I spoke recently about this very topic with Cynthia Pasky, the founder and chief executive of Strategic Staffing Solutions, the Detroit-based IT and business services company, which has a strong record of hiring military veterans, including a dedicated website to support them. About 40 percent of S3′s overhead team in Detroit is comprised of ex-military members or their spouses. Just over 20 percent of the contract workers they place at other companies are ex-military. The goal is to boost that to 30 percent this year. “We’re really serious about this,” she told me.
I asked Pasky why so many companies complain of a talent shortage, yet veterans can’t seem to get hired.
The problem, she said, isn’t the veterans; it’s usually the companies, whose myopic hiring practices often prevent them from seeing a great candidate right under their nose.
“A lot of times, the resume might not match exactly what they’re looking for, but they never know they rejected a military veteran because the process is often very automated,” she said. “In some instances, it does take extra steps,” she said, “but corporations are like, ‘I need to fill the job now, let’s go’.”
With a little extra diligence, Pasky said, companies can hire more veterans and retrain them — and still save a bundle of money.
“Think about soft skills they have – work ethic, discipline, respect, a desire to learn, an ability to handle any environment. Then there are the tactical skills. Think about what it takes to be in any branch of service: logistics, computers, communication. It’s a whole different world. So no matter what role they fill, they have to have all those skills to be successful. If they’re deployed in combat, think of all the tools they are using. They have a level of automation, communications and planning. Then layer on top of that, transportation, IT, maybe they’re a pilot or have another specialty. It’s an amazing set of skills,” she said.
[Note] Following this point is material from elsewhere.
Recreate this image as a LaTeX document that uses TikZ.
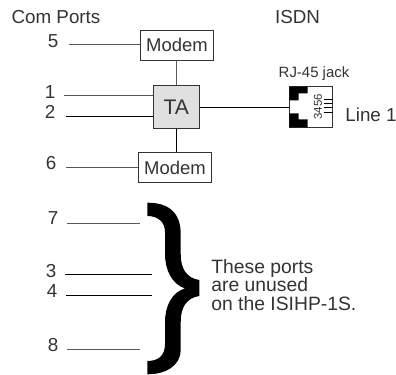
\documentclass[tikz,border=0pt]{standalone}
\usepackage{fontspec}
\setmainfont{Liberation Sans}
\definecolor{boxgray}{gray}{0.88}
\definecolor{textgray}{gray}{0.2}
\definecolor{wiregray}{gray}{0.35}
\tikzset{
  linebox/.style={draw=textgray, line width=0.5pt, inner sep=0pt, text=textgray},
  wire/.style={line width=0.5pt},
  lightwire/.style={line width=0.5pt, wiregray},
  portlabel/.style={font=\fontsize{10.7}{12}\selectfont, inner sep=0pt, text=textgray},
}
\begin{document}
\begin{tikzpicture}[x=0.02cm, y=-0.02cm]
\useasboundingbox (0,0) rectangle (396,375);

\node[portlabel] (comports) at (56,17) {Com Ports};
\node[portlabel] (isdn) at (297.5,17) {ISDN};

\node[linebox, minimum width=1.45cm, minimum height=0.6cm, font=\fontsize{10.5}{12}\selectfont] (modemtop) at (177,45) {Modem};
\node[linebox, fill=boxgray, minimum width=0.92cm, minimum height=0.85cm, font=\fontsize{12}{14}\selectfont] (ta) at (176.3,107) {TA};
\node[linebox, minimum width=1.45cm, minimum height=0.6cm, font=\fontsize{10.5}{12}\selectfont] (modembot) at (175,167.5) {Modem};

\node[portlabel] (p5) at (53,41) {5};
\node[portlabel] (p1) at (50,92) {1};
\node[portlabel] (p2) at (50,112) {2};
\node[portlabel] (p6) at (51,163) {6};
\coordinate (c5) at (69,44.5);
\coordinate (c1) at (64,95);
\coordinate (c2) at (66,116.7);
\coordinate (c6) at (66,167.7);
\draw[lightwire] (c5) -- (modemtop.west |- c5);
\draw[lightwire] (c1) -- (ta.west |- c1);
\draw[wire] (c2) -- (ta.west |- c2);
\draw[lightwire] (c6) -- (modembot.west |- c6);
\draw[lightwire] (modemtop.south -| ta) -- (ta.north);
\draw[wire] (ta.south) -- (modembot.north -| ta);

% jack
\node[linebox, minimum width=0.87cm, minimum height=0.81cm] (jack) at (311,107) {};
\fill (289.3,86.7) -- (307.5,86.7) -- (307.5,93.5) -- (298.5,93.5) -- (298.5,100.5) -- (289.3,100.5) -- cycle;
\fill (289.3,113.5) -- (298.5,113.5) -- (298.5,119.5) -- (307.5,119.5) -- (307.5,127.3) -- (289.3,127.3) -- cycle;
\draw[wire] (ta.east) -- (jack.west);
\foreach \y in {99.3,103.3,107.7,112.3}
  \draw[wire] (324,\y) -- (332.5,\y);
\node[rotate=90, inner sep=0pt, font=\fontsize{6.5}{7}\selectfont, text=textgray] (pins) at (318,106.7) {3456};
\node[portlabel, font=\fontsize{8.5}{10}\selectfont] (rjlabel) at (314,74) {RJ-45 jack};
\node[portlabel] (line1) at (371,114.5) {Line 1};

% unused ports
\node[portlabel] (p7) at (53,218) {7};
\node[portlabel] (p3) at (51,271) {3};
\node[portlabel] (p4) at (52,291) {4};
\node[portlabel] (p8) at (53,345) {8};
\coordinate (c7a) at (67,223);
\coordinate (c7b) at (139.5,223);
\coordinate (c3a) at (65,274.5);
\coordinate (c3b) at (151.5,274.5);
\coordinate (c4a) at (66,295.5);
\coordinate (c4b) at (151.5,295.5);
\coordinate (c8a) at (67,349);
\coordinate (c8b) at (139.5,349);
\draw[lightwire] (c7a) -- (c7b);
\draw[wire] (c3a) -- (c3b);
\draw[wire] (c4a) -- (c4b);
\draw[lightwire] (c8a) -- (c8b);

\fill (147.3,202.7) .. controls (168,202.7) and (180.7,212) .. (180.7,234)
  -- (180.7,254) .. controls (180.7,268) and (186,278) .. (199.3,280)
  -- (199.3,296) .. controls (186,298) and (180.7,308) .. (180.7,322)
  -- (180.7,350) .. controls (180.7,364) and (168,374.3) .. (147.3,374.3)
  -- (147.3,361) .. controls (158,361) and (165,356) .. (165,344)
  -- (165,322) .. controls (165,306) and (172,292) .. (185,288.5)
  .. controls (172,284) and (165,270) .. (165,254)
  -- (165,232) .. controls (165,222) and (158,216) .. (147.3,216) -- cycle;

\node[align=left, anchor=west, inner sep=0pt, text=textgray, font=\fontsize{11}{10.3}\selectfont] (unused) at (211,285) {These ports\\are unused\\on the ISIHP-1S.};
\end{tikzpicture}
\end{document}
Hiring a military veteran can also be less expensive than hiring a civilian, she said. For one thing, military pay lags the corporate world, so even a low salary is a welcome raise for an ex-service member. According to the Census Bureau’s 2010 American Community Survey, the median income for veterans in the private sector ranges from $31,000 – $36,000 per year. A 2009 Pew Research study placed the median income of a college graduate with a 4-year degree at $46,000 per year.
The U.S. government pays for a soldier’s “last move” — which means companies don’t have to pay moving expenses when they hire veterans, either. They can take the savings on salary and moving expenses and put it into intensive training, she said — the corporate version of boot camp.
S3 has a dedicated military recruiting team led by retired Air Force Colonel Ken Huxley and staffed by other professionals from every branch of the military. They visit military bases to find potential job candidates. “When you find them, you often have to add a step to their screening process,” Pasky explained. “You need to have an in-depth conversation with them. That’s why we have military talking to military: to understand their temperament and their background, what they did before, what they learned, and what they think they want to do.”
The team can recognize if a person has the background, for example, to be a product manager and will help them structure their resume in a way that highlights those skills. Even so, S3 often has to follow up personally to get companies to pay attention to ex-military candidates.
“We have to be very intentional about it,” she said. “We’ll submit somebody but then we’ll call and say, ‘We want to talk about them before you rule them out.’ If we just went through the normal process … we wouldn’t have the success rate we do.”